Guest Author - Dr. Jonice Webb
We human beings struggle with many things. Life brings us problems, conflicts and complex situations. However, as a therapist, I often see that one of the most difficult things for many people to cope with in their lives is their own emotions.
There is not a person alive who hasn’t felt severe emotional pain at one point or another. So the question is - what are we to do when we feel terrible?
Here are some important guidelines to keep in mind:
• Emotional pain is not permanent. It always passes.
• Escaping or avoiding emotional pain only causes it to subside temporarily, if at all. Then it will come back, often more intensely.
• Emotions pass better and more permanently when they are tolerated and dealt with than when they are simply escaped from.
• Sitting with an unpleasant feeling, trying to put it into words, and thinking about the cause of it are all ways to tolerate and work through it.
Let’s take a look at how coping might be via the Escape It Method vs. the Tolerate It Method.
Soon, it will be Thanksgiving. Lizzie, a 26-year-old graduate student, lacked the funds to fly home to spend it with her family. She was disappointed when her parents did not offer to pay for her plane ticket. But not surprised, as they often let her down. However, Lizzie was delighted to learn that Grace, her best friend at college, would be spending Thanksgiving there as well. They made plans to spend Thanksgiving Day together. Then, at the last minute, Grace decided to go home to her family after all.
Lizzie was not only surprised; she also felt hurt. Grace didn’t invite Lizzie to go with her, and she wasn’t even very apologetic about how her change in plans affected Lizzie. Lizzie knows that she will be all alone, feeling uncared for and unloved on this major holiday.
On Thanksgiving Day, Lizzie sleeps as late as she can (sleep can be a way to avoid uncomfortable feelings). She finally gets up around noon, feeling terrible: alone, unloved, uncared for, and on some level, rejected by both her family and Grace.
Lizzie immediately goes on her favorite shopping website. She spends several hours looking at sweaters, skirts, tops and shoes. She puts a total of 15 items in her cart. Impulsively and without thinking, she presses the PAY NOW button. She sits for a few minutes and basks in the warm glow of the new clothes that she is imagining arriving over the next week.
Suddenly, she realizes that she is still alone on Thanksgiving Day. Those bad feelings flow back in. Lizzie starts trying to think of her next escape mode to carry her through the rest of the day. She realizes that it’s after 4:00. “That’s late enough to open up a bottle of wine,” she thinks. So she does.
That night, Lizzie goes to bed feeling anesthetized by alcohol. But right before she falls asleep, she feels a deep regret for all of the money she charged on her credit card to purchase the clothes.

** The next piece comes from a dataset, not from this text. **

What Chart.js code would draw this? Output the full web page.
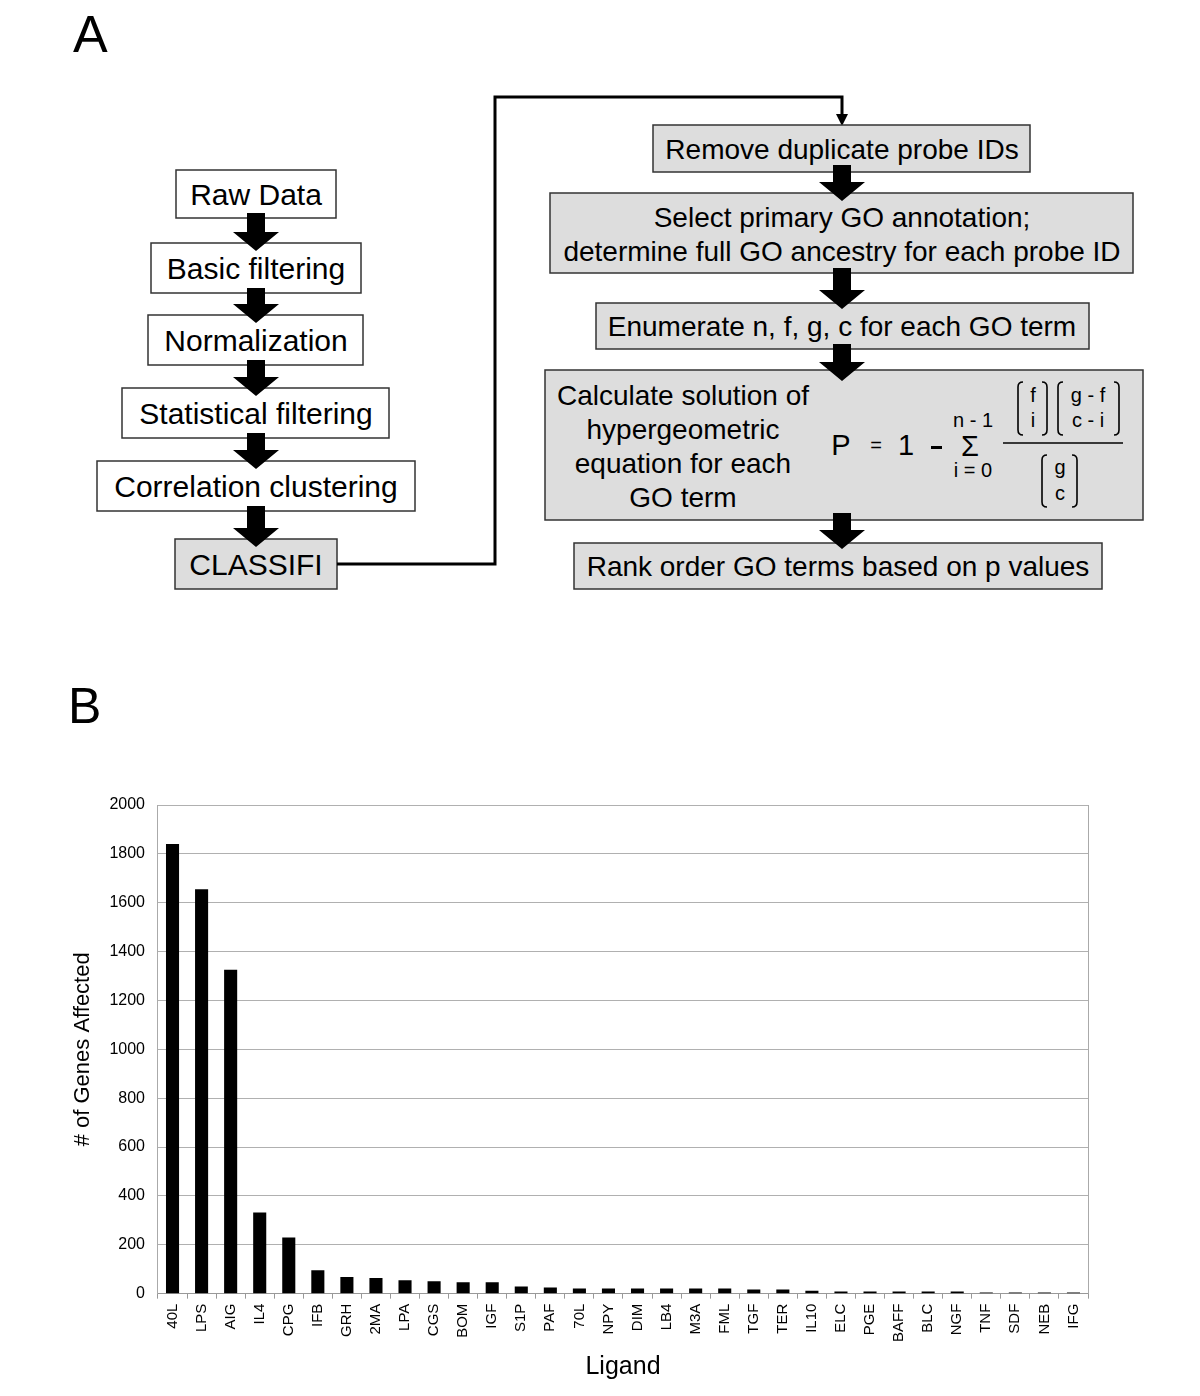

She can tell that she will have a hangover tomorrow. And an uncomfortable realization hangs in the back of her mind, “I won’t feel any better tomorrow than I did today.”
The night before Thanksgiving, Lizzie sits alone in her apartment. She thinks about what tomorrow will be like. She thinks to herself, “It’s going to suck. I am going to feel lonely and sad. How am I going to get through the day?”
She sits down with a piece of paper, and starts writing down things that she can do to cope. Lizzie writes the following items:
• Go for a run
• Call my sister and talk to her on the phone
• Bake a loaf of bread
• Write in my journal
On Thanksgiving Day, Lizzie gets up feeling lonely, hurt, rejected and sad. But she drags herself out of bed at 9 a.m. She reminds herself that this was expected. “Anyone in my shoes would feel this way,” she reminds herself. “Just because I feel it, that doesn’t make it true.” This helps her feel a bit better, and she has a bowl of cereal and goes for a long run.
While she’s running, Lizzie thinks about why her parents didn’t buy her a ticket home. She remembers her mother talking about money problems, and realizes that this could be part of the reason. This, again, helps her feel better.
Lizzie goes through the rest of her day going back and forth between bad feelings, thinking them through, reminding herself that they’re just feelings, and engaging in the activities on her list.
That night she goes to bed tired, a bit sad, but also feeling proud of herself for having made it through the day. Tomorrow her roommate will return, and things will feel back on-track.
Yes, escape can be easier and more immediately gratifying. But it allows no opportunity to confront, work through, and think through your feelings. And, unfortunately, escaped feelings don’t really go away. They simply lurk below the surface awaiting an opportunity to rise again. And they will.